Results Endpoint

The results of an Engine API analytics job are organized into Records and Buckets. The results are aggregated and normalized in order to identify the mathematically significant anomalies. When categorization is specified, the results also contain Category Definitions.

Records

Records contain the analytic results. They detail the anomalous activity that has been identified in the input data based upon the detector configuration. For example, if looking for unusually large data transfers, an anomaly record would identify the source IP address, the destination, the time window during which it occurred, the expected and actual size of the transfer and the probability of this occurring. Something that is highly improbable is therefore highly anomalous.

The anomaly record probability is stored to a high precision of over 300 decimal places. Low probabilities will be written in scientific notation, e.g. 3.24E-184. We have therefore calculated a friendly view of this as normalizedProbability, which is percentage amount.

There can be many anomaly records depending upon the characteristics and size of the input data; in practice too many to be able to manually process. The Engine API therefore performs a sophisticated aggregation of the anomaly records into buckets.

Influencers

Influencers are the entities that have contributed to, or are to blame for, the anomlies. Influencers are given an Anomaly Score, which is calculated based on the anomalies that have occurred in each bucket interval. For jobs with more than one detector, this gives a powerful view of the most anomalous entities.

Influencers can be accessed using the influencers endpoint. Upon identifying an influencer with a high score, you can investigate further by accessing the records endpoint for that bucket and enumerating the anomaly records that contain this influencer.

Buckets

Buckets are the grouped and time ordered view of the analytic results. A bucket time interval is defined by bucketSpan which is specified in the job configuration. The default is 5 mins. Each bucket has an anomalyScore, which is a statistically aggregated and normalized view of the combined anomalousness of the records. Use this for rate controlled alerting.

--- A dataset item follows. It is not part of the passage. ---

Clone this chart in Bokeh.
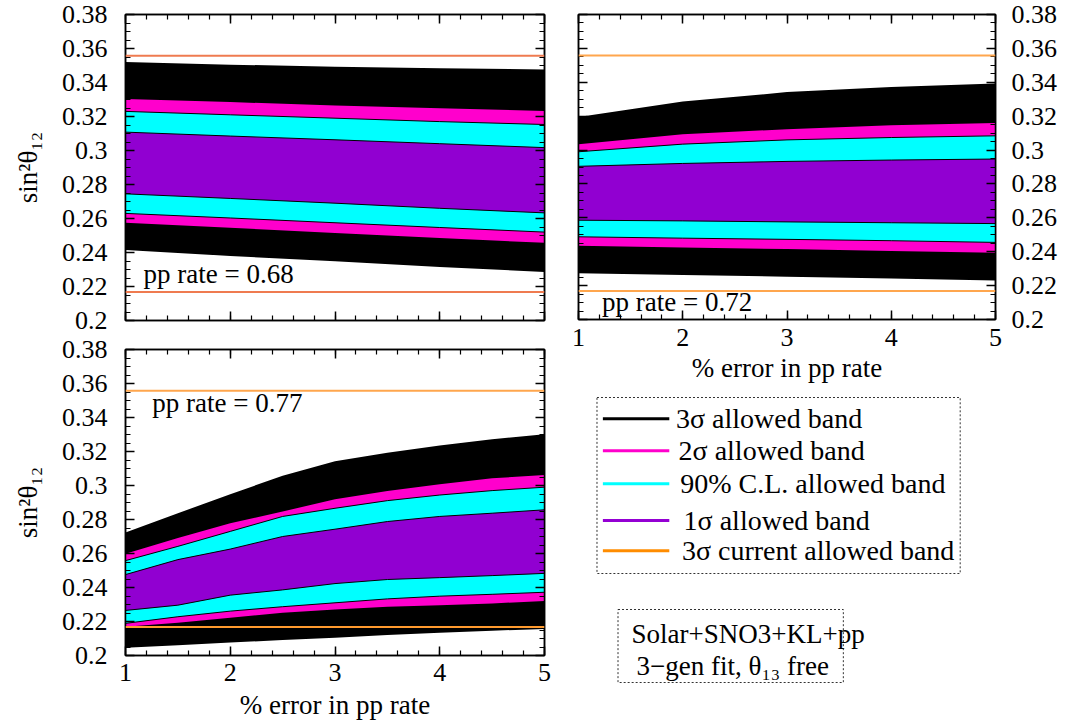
from bokeh.plotting import figure
from bokeh.models import Range1d, FixedTicker, LinearAxis, CustomJSTickFormatter, Span, Label
from bokeh.layouts import row, column
from bokeh.embed import file_html
from bokeh.resources import INLINE
from bokeh.core.properties import value

FONT = "Liberation Serif"

# ---------------- data ----------------
x_top = [1, 2, 3, 4, 5]
x_bottom = [1, 1.5, 2, 2.5, 3, 3.5, 4, 4.5, 5]

# pp rate = 0.68
a_black_top = [0.3520, 0.3505, 0.3493, 0.3484, 0.3477]
a_magenta_top = [0.3303, 0.3285, 0.3265, 0.3248, 0.3233]
a_cyan_top = [0.3230, 0.3210, 0.3190, 0.3170, 0.3153]
a_purple_top = [0.3108, 0.3085, 0.3063, 0.3040, 0.3017]
a_purple_bottom = [0.2745, 0.2718, 0.2690, 0.2660, 0.2633]
a_cyan_bottom = [0.2630, 0.2603, 0.2575, 0.2547, 0.2520]
a_magenta_bottom = [0.2575, 0.2545, 0.2515, 0.2485, 0.2457]
a_black_bottom = [0.2415, 0.2380, 0.2348, 0.2315, 0.2285]

# pp rate = 0.72
b_black_top = [0.3195, 0.3286, 0.3342, 0.3372, 0.3393]
b_magenta_top = [0.3035, 0.3093, 0.3123, 0.3147, 0.3160]
b_cyan_top = [0.2990, 0.3035, 0.3060, 0.3074, 0.3084]
b_purple_top = [0.2904, 0.2921, 0.2933, 0.2941, 0.2947]
b_purple_bottom = [0.2586, 0.2582, 0.2576, 0.2571, 0.2566]
b_cyan_bottom = [0.2488, 0.2480, 0.2473, 0.2465, 0.2455]
b_magenta_bottom = [0.2435, 0.2425, 0.2416, 0.2405, 0.2394]
b_black_bottom = [0.2273, 0.2263, 0.2253, 0.2242, 0.2230]

# pp rate = 0.77
c_black_top = [0.2724, 0.2837, 0.2948, 0.3058, 0.3143, 0.3192, 0.3235, 0.3272, 0.3301]
c_magenta_top = [0.2599, 0.2691, 0.2778, 0.2847, 0.2919, 0.2967, 0.3007, 0.3042, 0.3062]
c_cyan_top = [0.2558, 0.2642, 0.2730, 0.2818, 0.2866, 0.2911, 0.2944, 0.2970, 0.2990]
c_purple_top = [0.2476, 0.2564, 0.2626, 0.2700, 0.2743, 0.2788, 0.2818, 0.2837, 0.2857]
c_purple_bottom = [0.2265, 0.2296, 0.2355, 0.2386, 0.2423, 0.2447, 0.2458, 0.2470, 0.2483]
c_cyan_bottom = [0.2189, 0.2228, 0.2261, 0.2287, 0.2310, 0.2333, 0.2349, 0.2360, 0.2372]
c_magenta_bottom = [0.2169, 0.2193, 0.2222, 0.2251, 0.2271, 0.2287, 0.2296, 0.2306, 0.2321]
c_black_bottom = [0.2045, 0.2060, 0.2076, 0.2091, 0.2105, 0.2120, 0.2134, 0.2146, 0.2156]

current_band = [0.2168, 0.3558]   # 3 sigma current allowed band (lower, upper)

x_ticks = [1, 2, 3, 4, 5]
y_ticks = [0.2, 0.22, 0.24, 0.26, 0.28, 0.3, 0.32, 0.34, 0.36, 0.38]

panel_titles = ["pp rate = 0.68", "pp rate = 0.72", "pp rate = 0.77"]
x_title = "% error in pp rate"
y_title = "sin\u00b2\u03b8\u2081\u2082"

legend_labels = ["3\u03c3 allowed band", "2\u03c3 allowed band", "90% C.L. allowed band",
                 "1\u03c3 allowed band", "3\u03c3 current allowed band"]
legend_colors = ["#000000", "#ff00cc", "#00ffff", "#9400d3", "#ff8c00"]
info_lines = ["Solar+SNO3+KL+pp", "3\u2212gen fit, \u03b8\u2081\u2083 free"]

BAND_COLORS = {"black": "#000000", "magenta": "#ff00cc", "cyan": "#00ffff", "purple": "#9100d1"}

x_minor = [1 + 0.2 * i for i in range(21)]
y_minor = [0.2 + 0.005 * i for i in range(37)]

TICK_FS = "26px"
TITLE_FS = "27px"


def at(dx, dy):
    """offset in pixels from the frame's top-left corner -> data coords"""
    return 1 + dx * 4 / 419.0, 0.38 - dy * 0.18 / 306.0


def make_axis(kind, show):
    if kind == "x":
        tk = FixedTicker(ticks=x_ticks, minor_ticks=x_minor)
        fmt = None
    else:
        tk = FixedTicker(ticks=y_ticks, minor_ticks=y_minor)
        fmt = CustomJSTickFormatter(code="return tick.toFixed(2).replace(/0$/, '')")
    if not show:
        fmt = CustomJSTickFormatter(code="return ''")
    ax = LinearAxis(ticker=tk) if fmt is None else LinearAxis(ticker=tk, formatter=fmt)
    ax.axis_line_color = "black"
    ax.axis_line_width = 1.5
    ax.major_tick_in = 9
    ax.major_tick_out = 0
    ax.minor_tick_in = 5
    ax.minor_tick_out = 0
    ax.major_tick_line_width = 1.5
    ax.minor_tick_line_width = 1.2
    ax.major_label_text_font = FONT
    ax.major_label_text_color = "black"
    ax.major_label_text_font_size = TICK_FS if show else "0px"
    ax.major_label_standoff = 0
    ax.axis_label_text_font = FONT
    ax.axis_label_text_font_size = TITLE_FS
    ax.axis_label_text_font_style = "normal"
    ax.axis_label_text_color = "black"
    return ax


def make_panel(width, height, borders, x, bands, span_color, title, title_off,
               x_lab, y_side, y_lab):
    left, right, top, bottom = borders
    p = figure(width=width, height=height, x_range=Range1d(1, 5), y_range=Range1d(0.2, 0.38),
               output_backend="svg", toolbar_location=None,
               x_axis_type=None, y_axis_type=None,
               min_border_left=left, min_border_right=right,
               min_border_top=top, min_border_bottom=bottom)
    p.grid.visible = False
    p.outline_line_color = "black"
    p.outline_line_width = 1.5

    bx = make_axis("x", x_lab is not None)
    if x_lab is not None:
        bx.major_label_standoff = x_lab[0]
        bx.axis_label = x_title
        bx.axis_label_standoff = x_lab[1]
    p.add_layout(bx, "below")
    p.add_layout(make_axis("x", False), "above")
    for side in ("left", "right"):
        ax = make_axis("y", side == y_side)
        if side == y_side:
            ax.major_label_standoff = 18 if side == "left" else 16
            if y_lab:
                ax.axis_label = y_title
                ax.axis_label_standoff = 16
        p.add_layout(ax, side)

    (bt, bb), (mt, mb), (ct, cb), (pt, pb) = bands
    p.varea(x=x, y1=bb, y2=bt, fill_color=BAND_COLORS["black"])
    p.varea(x=x, y1=mb, y2=mt, fill_color=BAND_COLORS["magenta"])
    p.varea(x=x, y1=cb, y2=ct, fill_color=BAND_COLORS["cyan"])
    p.varea(x=x, y1=pb, y2=pt, fill_color=BAND_COLORS["purple"])
    for yy in (ct, cb, pt, pb):
        p.line(x=x, y=yy, line_color="black", line_width=1)

    for v, col in zip(current_band, span_color):
        p.add_layout(Span(location=v, dimension="width", line_color=col, line_width=2))

    tx, ty = at(*title_off)
    p.add_layout(Label(x=tx, y=ty, text=title, text_font=FONT, text_font_size="27px",
                       text_align="left", text_baseline="alphabetic", text_color="black"))
    return p


# layout (page origin at top-left):
#  A frame x 125-544, y 14-320 ; B frame x 578-997, y 14-320 ; C frame x 125-544, y 349-655
pA = make_panel(564, 335, (125, 20, 14, 15), x_top,
                [(a_black_top, a_black_bottom), (a_magenta_top, a_magenta_bottom),
                 (a_cyan_top, a_cyan_bottom), (a_purple_top, a_purple_bottom)],
                ["#ef7b50", "#ef7b50"], panel_titles[0], (18, 259.5),
                None, "left", True)

pB = make_panel(496, 385, (14, 63, 14, 65), x_top,
                [(b_black_top, b_black_bottom), (b_magenta_top, b_magenta_bottom),
                 (b_cyan_top, b_cyan_bottom), (b_purple_top, b_purple_bottom)],
                ["#ffa64d", "#ffa64d"], panel_titles[1], (23.7, 288),
                (9, 4), "right", False)

pC = make_panel(564, 387, (125, 20, 14, 67), x_bottom,
                [(c_black_top, c_black_bottom), (c_magenta_top, c_magenta_bottom),
                 (c_cyan_top, c_cyan_bottom), (c_purple_top, c_purple_bottom)],
                ["#ff9a2e", "#ffa64d"], panel_titles[2], (26.8, 53.5),
                (8, 6), "left", True)

# ---------------- legend / info panel (page x 564-1060, y 385-722) ----------------
DW, DH = 496, 337
pD = figure(width=DW, height=DH, x_range=Range1d(0, DW), y_range=Range1d(0, DH),
            x_axis_type=None, y_axis_type=None, output_backend="svg",
            toolbar_location=None, min_border=0)
pD.outline_line_color = None
pD.grid.visible = False

# page y -> local y : DH - (page_y - 385)
pD.quad(left=[22], right=[454], top=[325], bottom=[149], fill_alpha=0,
        line_color="#333333", line_width=1, line_dash="2 2")
row_y = [303.7, 271.7, 238.7, 202, 171.7]
text_x = [116, 119, 121, 125, 123]
pD.segment(x0=[29] * 5, y0=row_y, x1=[108] * 5, y1=row_y, line_color=legend_colors, line_width=3)
pD.text(x=text_x, y=row_y, text=legend_labels, text_font=value(FONT), text_font_size=value("28px"),
        text_baseline="middle", text_align="left", text_color="black")

pD.quad(left=[47], right=[315], top=[113], bottom=[40], fill_alpha=0,
        line_color="#333333", line_width=1, line_dash="2 2")
pD.text(x=[63, 69], y=[89, 57], text=info_lines, text_font=value(FONT), text_font_size=value("27px"),
        text_baseline="middle", text_align="left", text_color="black")

layout = row(column(pA, pC), column(pB, pD))
open("out.html", "w").write(file_html(layout, INLINE))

Each bucket also has a maxNormalizedProbability that is equal to the highest normalizedProbability of the records with the bucket. This gives an indictaion of the most anomalous event that has occured within the time interval. Unlike anomalyScore this does not take into account the number of correlated anomalies that have happened.

Buckets can be accessed using the buckets endpoint. Upon identifying an anomalous bucket, you can investigate further by either expanding the bucket resource to show the records as nested objects or by accessing the records endpoint directly and filtering upon date range.

Method for Normalization

Normalization is performed on both the anomalyScore and normalizedProbability. The value is between 0 and 100 which allows for easier prioritization and filtering. Normalization uses dynamic quantiles which are optimized for high throughput, will gracefully age historical data, act to reduce the signal to noise levels and adjusts for any variations in event rate.

Interim Results

It is possible to accurately calculate anomalies without having seen the entirity of a data bucket. Under normal usage, results are calculated at the end of each bucket. In order to query interim results a special API flush call is required to trigger the interim results calculation. Then, when querying using the API you must request to include interim results which are not provided by default. However when viewing using the Prelert Kibana App, interim results will be displayed.

Interim results are calculated for buckets that are not complete yet i.e. these buckets contain partial data. Some functions (e.g. count or sum functions) are sensitive to that data partiality. For these functions, the probability calculation for interim results takes into account the predicted value based on the estimated proportion of the bucket that has been seen. While interim results are as accurate as possible, one should be aware that they may differ from the final results.

Interim results will also be available if overlapping buckets are enabled.

Category Definitions

When categorization is specified, it is possible to view the definitions of the resulted categories. A category definition describes the common terms matched and contains examples of matched values. To access category definitions use the category definitions endpoint.